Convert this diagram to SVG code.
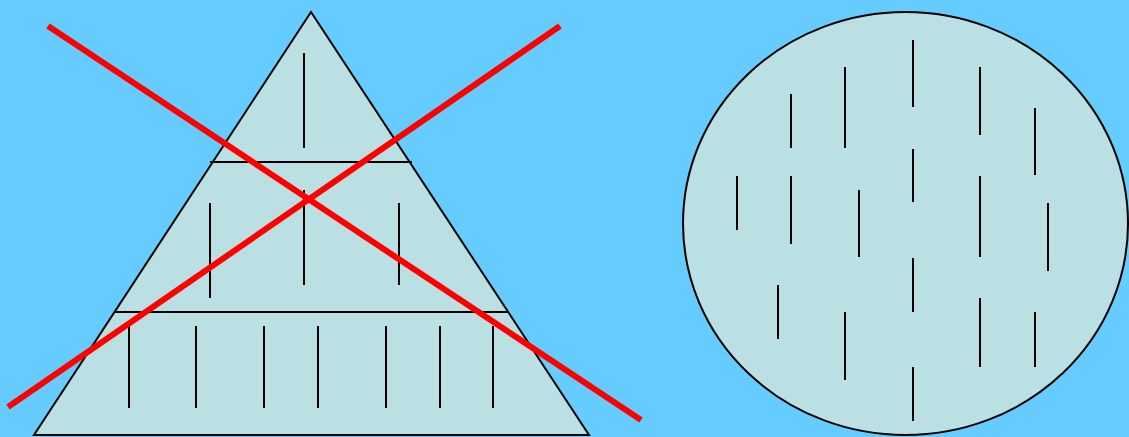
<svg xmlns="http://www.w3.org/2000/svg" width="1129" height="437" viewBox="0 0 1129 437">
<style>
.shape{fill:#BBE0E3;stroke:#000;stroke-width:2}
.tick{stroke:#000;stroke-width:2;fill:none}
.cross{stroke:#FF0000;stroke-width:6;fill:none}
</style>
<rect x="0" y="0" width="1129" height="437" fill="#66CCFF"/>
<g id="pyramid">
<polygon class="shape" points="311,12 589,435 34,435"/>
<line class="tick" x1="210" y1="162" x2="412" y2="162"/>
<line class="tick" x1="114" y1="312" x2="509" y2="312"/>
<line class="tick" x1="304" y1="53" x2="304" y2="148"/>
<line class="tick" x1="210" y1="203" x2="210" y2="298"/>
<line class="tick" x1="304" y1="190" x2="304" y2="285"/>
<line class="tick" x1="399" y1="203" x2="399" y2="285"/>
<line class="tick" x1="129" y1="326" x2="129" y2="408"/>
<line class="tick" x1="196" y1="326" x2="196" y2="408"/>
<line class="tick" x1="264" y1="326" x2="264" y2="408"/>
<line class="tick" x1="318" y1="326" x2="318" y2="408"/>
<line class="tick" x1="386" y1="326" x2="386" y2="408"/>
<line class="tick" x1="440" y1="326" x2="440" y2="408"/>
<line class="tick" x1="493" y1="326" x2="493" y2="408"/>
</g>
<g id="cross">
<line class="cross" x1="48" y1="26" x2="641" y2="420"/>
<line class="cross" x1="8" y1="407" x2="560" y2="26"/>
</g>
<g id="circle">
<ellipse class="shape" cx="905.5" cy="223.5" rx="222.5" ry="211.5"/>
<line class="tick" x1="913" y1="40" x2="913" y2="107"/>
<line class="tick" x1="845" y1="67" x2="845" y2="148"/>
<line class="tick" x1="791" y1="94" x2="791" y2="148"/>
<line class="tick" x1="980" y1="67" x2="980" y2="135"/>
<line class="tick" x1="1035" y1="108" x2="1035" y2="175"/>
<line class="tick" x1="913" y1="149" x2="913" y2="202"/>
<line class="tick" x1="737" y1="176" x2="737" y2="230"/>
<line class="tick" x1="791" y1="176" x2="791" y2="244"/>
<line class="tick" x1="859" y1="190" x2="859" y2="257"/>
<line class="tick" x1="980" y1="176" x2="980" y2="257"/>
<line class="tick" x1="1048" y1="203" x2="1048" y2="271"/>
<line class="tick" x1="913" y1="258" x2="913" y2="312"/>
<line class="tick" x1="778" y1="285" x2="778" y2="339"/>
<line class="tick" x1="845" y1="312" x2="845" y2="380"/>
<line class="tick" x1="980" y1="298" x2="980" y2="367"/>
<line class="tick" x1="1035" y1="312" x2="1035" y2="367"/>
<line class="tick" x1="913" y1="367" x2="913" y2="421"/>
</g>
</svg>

** Objective **
Transcribe the whole listing exactly. Pictures are excluded.

** Problem solution **
Convert this diagram to SVG code.
<svg xmlns="http://www.w3.org/2000/svg" width="1129" height="437" viewBox="0 0 1129 437">
<style>
.shape{fill:#BBE0E3;stroke:#000;stroke-width:2}
.tick{stroke:#000;stroke-width:2;fill:none}
.cross{stroke:#FF0000;stroke-width:6;fill:none}
</style>
<rect x="0" y="0" width="1129" height="437" fill="#66CCFF"/>
<g id="pyramid">
<polygon class="shape" points="311,12 589,435 34,435"/>
<line class="tick" x1="210" y1="162" x2="412" y2="162"/>
<line class="tick" x1="114" y1="312" x2="509" y2="312"/>
<line class="tick" x1="304" y1="53" x2="304" y2="148"/>
<line class="tick" x1="210" y1="203" x2="210" y2="298"/>
<line class="tick" x1="304" y1="190" x2="304" y2="285"/>
<line class="tick" x1="399" y1="203" x2="399" y2="285"/>
<line class="tick" x1="129" y1="326" x2="129" y2="408"/>
<line class="tick" x1="196" y1="326" x2="196" y2="408"/>
<line class="tick" x1="264" y1="326" x2="264" y2="408"/>
<line class="tick" x1="318" y1="326" x2="318" y2="408"/>
<line class="tick" x1="386" y1="326" x2="386" y2="408"/>
<line class="tick" x1="440" y1="326" x2="440" y2="408"/>
<line class="tick" x1="493" y1="326" x2="493" y2="408"/>
</g>
<g id="cross">
<line class="cross" x1="48" y1="26" x2="641" y2="420"/>
<line class="cross" x1="8" y1="407" x2="560" y2="26"/>
</g>
<g id="circle">
<ellipse class="shape" cx="905.5" cy="223.5" rx="222.5" ry="211.5"/>
<line class="tick" x1="913" y1="40" x2="913" y2="107"/>
<line class="tick" x1="845" y1="67" x2="845" y2="148"/>
<line class="tick" x1="791" y1="94" x2="791" y2="148"/>
<line class="tick" x1="980" y1="67" x2="980" y2="135"/>
<line class="tick" x1="1035" y1="108" x2="1035" y2="175"/>
<line class="tick" x1="913" y1="149" x2="913" y2="202"/>
<line class="tick" x1="737" y1="176" x2="737" y2="230"/>
<line class="tick" x1="791" y1="176" x2="791" y2="244"/>
<line class="tick" x1="859" y1="190" x2="859" y2="257"/>
<line class="tick" x1="980" y1="176" x2="980" y2="257"/>
<line class="tick" x1="1048" y1="203" x2="1048" y2="271"/>
<line class="tick" x1="913" y1="258" x2="913" y2="312"/>
<line class="tick" x1="778" y1="285" x2="778" y2="339"/>
<line class="tick" x1="845" y1="312" x2="845" y2="380"/>
<line class="tick" x1="980" y1="298" x2="980" y2="367"/>
<line class="tick" x1="1035" y1="312" x2="1035" y2="367"/>
<line class="tick" x1="913" y1="367" x2="913" y2="421"/>
</g>
</svg>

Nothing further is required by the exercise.